Chiedendo a un anziano russo cosa pensa della guerra (da non nominare nel paese di Putin, pena il carcere) e della crisi economica, non è difficile sentirsi rispondere che durante il periodo dell’Unione Sovietica non avevano nulla, e che quindi nulla hanno da perdere e non hanno alcun timore.
Nella fascia della popolazione più giovane che non ha conosciuto la fame e la miseria, o comunque di chi ha conosciuto soltanto gli ultimi anni dell’U.R.S.S., l’accettazione di uno stato di polizia così rigido come non avveniva da decenni, le restrizioni economiche, il dover rinunciare a tutto ciò che hanno i loro coetanei occidentali, risulta inaccettabile.
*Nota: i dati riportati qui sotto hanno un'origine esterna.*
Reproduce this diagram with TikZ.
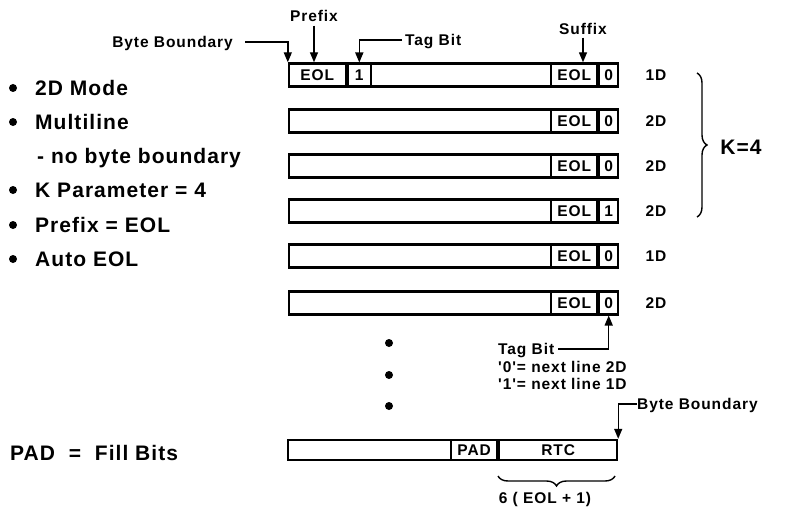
\documentclass[tikz,border=0pt]{standalone}
\usepackage{fontspec}
\usetikzlibrary{arrows.meta,decorations.pathreplacing}
\newfontfamily\helv[LetterSpace=6]{Liberation Sans}
\newfontfamily\helvg[LetterSpace=5]{Liberation Sans}
\newcommand{\petit}{\helv\bfseries\fontsize{15.5pt}{18pt}\selectfont}
\newcommand{\grand}{\helvg\bfseries\fontsize{21pt}{25pt}\selectfont}
% one coded line: name, y, tag bit, mode
\newcommand{\bande}[4]{\node[bande] (#1) at (453.5,#2) {};
	\node[case, minimum width=19pt, anchor=east] (#1t) at (#1.east) {#3};
	\node[case, minimum width=46pt, anchor=east] (#1s) at (#1t.west) {EOL};
	\node[lbl] (#1m) at (656,#2) {#4}}
% one item of the list: name, y, text
\newcommand{\puce}[3]{\node[point] (#1) at (13,#2) {};
	\node[gros] (#1x) at (35,#2) {#3}}

\tikzset{
	bande/.style={draw, line width=2.4pt, minimum width=329pt, minimum height=23pt, inner sep=0pt},
	case/.style={draw, line width=2pt, minimum height=23pt, inner sep=0pt, font=\petit},
	lbl/.style={font=\petit, inner sep=0pt, text height=11pt, text depth=0pt},
	gros/.style={font=\grand, anchor=west, inner sep=0pt, text height=15pt, text depth=0pt},
	point/.style={circle, fill, inner sep=0pt, minimum size=8pt},
	fleche/.style={line width=1.4pt, -{Triangle[length=10pt,width=8pt]}},
	accolade/.style={decorate, decoration={brace, amplitude=10pt}, line width=1.4pt}
}

\begin{document}
\begin{tikzpicture}[x=1pt, y=-1pt]
	\useasboundingbox (0,0) rectangle (794,508);
%The list
	\puce{i1}{88}{2D Mode};
	\puce{i2}{122}{Multiline};
	\node[gros] (i2b) at (37,156) {- no byte boundary};
	\puce{i3}{190}{K Parameter = 4};
	\puce{i4}{225}{Prefix = EOL};
	\puce{i5}{259}{Auto EOL};
	\node[gros] (fill) at (10,453) {PAD~~=~~Fill Bits};
%The lines
	\bande{r1}{75}{0}{1D};
	\node[case, minimum width=57pt, anchor=west] (r1p) at (r1.west) {EOL};
	\node[case, minimum width=23pt, anchor=west] (r1b) at (r1p.east) {1};
	\bande{r2}{121}{0}{2D};
	\bande{r3}{166}{0}{2D};
	\bande{r4}{211}{1}{2D};
	\bande{r5}{256}{0}{1D};
	\bande{r6}{303}{0}{2D};
%Labels on the first line
	\node[lbl, anchor=east] (bb) at (233,42) {Byte Boundary};
	\draw[fleche] ([xshift=12pt]bb.east) -| (r1.north west);
	\node[lbl] (pf) at (314,16) {Prefix};
	\draw[fleche] ([yshift=-4pt]pf.south) -- (pf.south |- r1.north);
	\node[lbl, anchor=west] (tb) at (405,40) {Tag Bit};
	\draw[fleche] ([xshift=-3pt]tb.west) -| (r1b.north);
	\node[lbl] (sf) at (583,29) {Suffix};
	\draw[fleche] ([yshift=-3pt]sf.south) -- (sf.south |- r1.north);
%K brace
	\coordinate (ka) at (697,73);
	\coordinate (kb) at (697,217);
	\draw[accolade] (ka) -- (kb);
	\node[gros, anchor=center] (k) at (741,147) {K=4};
%Tag bit of the last line
	\node[lbl, anchor=west] (tb6) at (498,349) {Tag Bit};
	\draw[fleche] ([xshift=4pt]tb6.east) -| (r6t.south);
	\node[lbl, anchor=west] (n0) at (498,367) {'0'= next line 2D};
	\node[lbl, anchor=west] (n1) at (498,384) {'1'= next line 1D};
%Dots
	\node[point] (d1) at (389,343) {};
	\node[point] (d2) at (389,375) {};
	\node[point] (d3) at (389,406) {};
%End of page
	\node[bande, minimum height=20pt] (rb) at (452.5,450) {};
	\node[case, minimum width=118pt, minimum height=20pt, anchor=east] (rbr) at (rb.east) {RTC};
	\node[case, minimum width=46pt, minimum height=20pt, anchor=east] (rbp) at (rbr.west) {PAD};
	\node[lbl, anchor=west] (bb2) at (637,404) {Byte Boundary};
	\draw[fleche] (bb2.west) -| (rb.north east);
	\coordinate (ba) at (615,476);
	\coordinate (bz) at (498,476);
	\draw[accolade] (ba) -- (bz);
	\node[lbl] (six) at (545,498) {6 ( EOL + 1)};
\end{tikzpicture}
\end{document}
Del resto, se resuscitasse mio nonno e dovessi a lui raccontare della rinuncia a internet, al telefonino, all’auto o alla moto, difficilmente potrebbe comprendere ciò di cui parlo.
Nato alla fine del ‘800, aveva conosciuto le due grandi guerre e tutto ciò che avevano rappresentato.
Ai suoi tempi non c’erano internet e neppure i telefonini.
Provate invece a chiedere ai vostri figli di fare simili rinunce.
La protesta sarebbe immediata.
Proviamo adesso ad immaginare i giovani russi pronti pure a dover fare i conti con la fame…
L’Unione Sovietica finì immediatamente dopo l’Afghanistan, le decine di migliaia di soldati russi morti o uccisi, la crisi economica.
La guerra in Ucraina in pochi giorni sta mietendo tra i soldati russi un numero di vittime tali che nell’arco di qualche settimana ancora finiranno con il superare quelle dell’Afghanistan nel corso di dieci anni di guerra, oltre alle migliaia di civili ucraini, bombardati con armamenti termobarici e, forse, già soggetti ad attacchi chimici.
Putin è terrorizzato dal fatto che il popolo russo venga a conoscenza di quello che sta accadendo, tant’è che ha isolato il paese bloccando l’uso dei social network, costringendo alla chiusura gli organi stampa indipendenti, spegnendo internet, impedendo il rientro delle salme dei soldati che vengono cremati sul posto per impedire forti reazioni dinanzi la vista di migliaia di bare.
Bare che contengono i corpi di giovanissimi soldati, coetanei di coloro i quali in Russia protestano contro questa guerra.
Alle difficoltà economiche delle sanzioni, delle spese per affrontare la guerra in Ucraina, si aggiungono quelle che da anni i russi sostengono in Siria, senza essere riusciti neppure a garantire ad Assad il territorio dell’intero paese, che a breve, dopo lo spostamento di milizie deal territorio siriano a quello ucraino, vedrà il riacutizzarsi di conflitti interni ed esterni.
Siamo certi che i giovani russi vogliano tornare a vivere come vivevano i loro genitori e i loro nonni ai tempi dell’Unione Sovietica?
Se Roma piange (anche per colpa sua), Mosca non ride.